By the age of 20 years and eight months, Hewitt had achieved all his childhood ambitions: to win a Grand Slam (2001 US Open), the Davis Cup (1999) and get to the World No. 1 (19 November 2001).
Hewitt won the first all-baseliner Wimbledon final in 2002, when he beat David Nalbandian. He also clinched the 2001 and 2002 Barclays ATP World Tour Finals and back-to-back ATP World Tour Masters 1000 titles in Indian Wells (2002-03).
|No. 1||1998 Adelaide||d. Scott Draper (1R)|
|No. 100||2000 Indianapolis||d. Albert Costa (3R)|
|No. 200||2002 San Jose||d. Andre Agassi (F)|
|No. 300||2004 Australian Open||d. Karol Kucera (2R)|
|No. 400||2006 Sydney||d. Vincent Spadea (1R)|
|No. 500||2009 Munich||d. Philipp Petzschner (1R)|
One of his finest Grand Slam runs came at the 2005 Australian Open, when – at a time that his injuries were beginning to become troublesome – his performances in Melbourne marked him down as an ‘old school’ player echoing the exploits of past Australian greats. Hewitt rallied with a hip injury to come within one victory of lifting his home Grand Slam title, having defeated Nadal, Nalbandian and Andy Roddick in three consecutive five-set matches.
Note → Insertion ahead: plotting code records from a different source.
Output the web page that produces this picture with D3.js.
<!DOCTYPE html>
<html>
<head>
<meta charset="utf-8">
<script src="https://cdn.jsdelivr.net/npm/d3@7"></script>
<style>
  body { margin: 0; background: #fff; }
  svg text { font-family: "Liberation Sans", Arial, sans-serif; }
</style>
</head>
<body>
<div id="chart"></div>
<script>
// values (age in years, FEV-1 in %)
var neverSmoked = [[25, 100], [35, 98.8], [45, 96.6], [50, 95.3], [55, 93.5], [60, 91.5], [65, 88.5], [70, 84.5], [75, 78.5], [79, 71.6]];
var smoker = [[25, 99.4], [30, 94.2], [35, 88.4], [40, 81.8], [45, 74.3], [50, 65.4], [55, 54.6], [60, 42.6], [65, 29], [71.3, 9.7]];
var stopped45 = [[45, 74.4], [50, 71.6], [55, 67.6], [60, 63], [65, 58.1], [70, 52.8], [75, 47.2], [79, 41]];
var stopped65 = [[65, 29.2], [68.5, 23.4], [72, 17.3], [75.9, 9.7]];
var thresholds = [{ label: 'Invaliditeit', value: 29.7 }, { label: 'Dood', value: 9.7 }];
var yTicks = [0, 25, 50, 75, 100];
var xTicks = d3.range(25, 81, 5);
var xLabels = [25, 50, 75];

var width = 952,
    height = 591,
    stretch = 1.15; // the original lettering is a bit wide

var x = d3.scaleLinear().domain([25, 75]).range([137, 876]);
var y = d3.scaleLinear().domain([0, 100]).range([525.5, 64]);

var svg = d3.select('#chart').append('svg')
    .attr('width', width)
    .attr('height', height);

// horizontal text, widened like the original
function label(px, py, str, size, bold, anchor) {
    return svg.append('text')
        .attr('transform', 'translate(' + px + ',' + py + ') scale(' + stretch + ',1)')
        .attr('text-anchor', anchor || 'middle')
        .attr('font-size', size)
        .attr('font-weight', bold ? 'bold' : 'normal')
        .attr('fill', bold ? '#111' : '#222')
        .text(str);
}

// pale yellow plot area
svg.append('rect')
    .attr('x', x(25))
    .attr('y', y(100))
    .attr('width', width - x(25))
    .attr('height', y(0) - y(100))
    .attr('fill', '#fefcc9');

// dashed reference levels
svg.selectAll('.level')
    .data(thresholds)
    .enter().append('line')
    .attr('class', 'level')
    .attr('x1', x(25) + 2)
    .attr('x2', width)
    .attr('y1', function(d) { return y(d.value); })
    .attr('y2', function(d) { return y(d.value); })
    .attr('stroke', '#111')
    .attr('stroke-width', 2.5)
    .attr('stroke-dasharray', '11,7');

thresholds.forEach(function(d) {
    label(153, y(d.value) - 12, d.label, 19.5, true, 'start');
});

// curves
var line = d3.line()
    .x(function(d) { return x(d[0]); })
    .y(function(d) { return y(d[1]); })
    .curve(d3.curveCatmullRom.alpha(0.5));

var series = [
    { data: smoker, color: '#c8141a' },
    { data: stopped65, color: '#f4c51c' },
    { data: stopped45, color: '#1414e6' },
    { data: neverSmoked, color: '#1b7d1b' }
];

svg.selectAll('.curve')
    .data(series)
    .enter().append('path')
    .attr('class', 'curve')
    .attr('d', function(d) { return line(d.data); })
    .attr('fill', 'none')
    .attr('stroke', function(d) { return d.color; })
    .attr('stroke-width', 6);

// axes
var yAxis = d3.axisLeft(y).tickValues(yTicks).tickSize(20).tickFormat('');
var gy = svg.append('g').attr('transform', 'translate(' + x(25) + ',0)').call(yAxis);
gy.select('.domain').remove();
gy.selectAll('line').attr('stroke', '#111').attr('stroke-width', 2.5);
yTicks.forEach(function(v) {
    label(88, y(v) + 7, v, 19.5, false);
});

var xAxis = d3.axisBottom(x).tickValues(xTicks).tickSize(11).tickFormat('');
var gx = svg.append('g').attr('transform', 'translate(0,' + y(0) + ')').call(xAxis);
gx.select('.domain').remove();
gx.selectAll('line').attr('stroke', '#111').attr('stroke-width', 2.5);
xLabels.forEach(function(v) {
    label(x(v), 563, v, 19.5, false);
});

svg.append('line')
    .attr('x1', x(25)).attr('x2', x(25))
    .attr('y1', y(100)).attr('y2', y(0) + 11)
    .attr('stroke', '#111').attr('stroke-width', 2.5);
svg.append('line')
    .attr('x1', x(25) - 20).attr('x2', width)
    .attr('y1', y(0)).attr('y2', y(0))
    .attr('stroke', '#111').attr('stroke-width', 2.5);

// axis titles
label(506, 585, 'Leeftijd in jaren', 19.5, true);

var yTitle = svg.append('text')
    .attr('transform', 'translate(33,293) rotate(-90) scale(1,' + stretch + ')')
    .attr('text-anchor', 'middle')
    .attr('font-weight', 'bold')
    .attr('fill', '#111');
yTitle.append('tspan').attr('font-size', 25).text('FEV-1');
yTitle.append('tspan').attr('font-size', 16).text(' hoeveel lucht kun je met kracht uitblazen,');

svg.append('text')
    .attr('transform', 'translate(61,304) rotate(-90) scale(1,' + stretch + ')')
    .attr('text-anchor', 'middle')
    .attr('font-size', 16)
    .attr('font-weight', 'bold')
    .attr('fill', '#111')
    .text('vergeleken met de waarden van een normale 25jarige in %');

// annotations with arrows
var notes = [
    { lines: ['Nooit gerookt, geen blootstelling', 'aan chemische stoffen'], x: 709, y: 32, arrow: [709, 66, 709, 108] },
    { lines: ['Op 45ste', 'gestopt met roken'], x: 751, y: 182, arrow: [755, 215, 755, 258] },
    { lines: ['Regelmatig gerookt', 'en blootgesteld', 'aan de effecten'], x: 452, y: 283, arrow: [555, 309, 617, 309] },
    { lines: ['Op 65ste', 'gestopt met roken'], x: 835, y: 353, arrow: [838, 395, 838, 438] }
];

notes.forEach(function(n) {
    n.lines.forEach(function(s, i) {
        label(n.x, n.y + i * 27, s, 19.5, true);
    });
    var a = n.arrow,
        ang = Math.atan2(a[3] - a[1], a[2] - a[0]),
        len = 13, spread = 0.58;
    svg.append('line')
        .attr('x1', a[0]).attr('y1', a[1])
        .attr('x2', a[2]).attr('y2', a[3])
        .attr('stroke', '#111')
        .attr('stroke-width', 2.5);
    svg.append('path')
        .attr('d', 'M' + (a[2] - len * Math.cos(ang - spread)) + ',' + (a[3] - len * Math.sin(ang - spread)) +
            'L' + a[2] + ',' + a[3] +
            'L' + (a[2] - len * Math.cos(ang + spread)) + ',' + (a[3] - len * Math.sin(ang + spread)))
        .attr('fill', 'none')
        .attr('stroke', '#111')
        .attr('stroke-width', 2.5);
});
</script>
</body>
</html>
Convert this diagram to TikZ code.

Tony Roche's description of Hewitt as “the toughest competitor I've ever seen” is a fine tribute. No player can match Hewitt’s 32 five-set victories and his passion for Davis Cup is unchallenged. He holds several Australian records for most wins (54), most singles wins (40) and most ties played (37).
The big toe on his left foot might now be locked in with two screws and a metal plate, but at 33 years of age he continues to revel in the spirit of the underdog in his 18th season following the sun.
During his unforgettable run in his second tour-level event at Adelaide, Australia had eight players in the Top 100 — led by No. 2 Patrick Rafter — and Hewitt was the nation’s No. 30. Today, it has just four and Hewitt is Australia’s highest ranked player at No. 41. Matthew Ebden (No. 62), Marinko Matosevic (No. 69) and Bernard Tomic (No. 72) continue to learn from Hewitt’s example.
In January he lifted his 29th title at the Brisbane International presented by Suncorp. It was Hewitt’s first ATP World Tour title for three-and-a-half years, when he won the 2010 Gerry Weber Open crown. His opponent, just as it was on 6 January 2014, was Roger Federer, the standard-bearer for a generation.
A natural talent for ball striking took him to the pinnacle of the sport, yet Hewitt’s legacy is his zeal for competition; his desire and guts on the court, and his courage to go for a stroke under extreme pressure. Hewitt has always proudly worn his heart on his sleeve.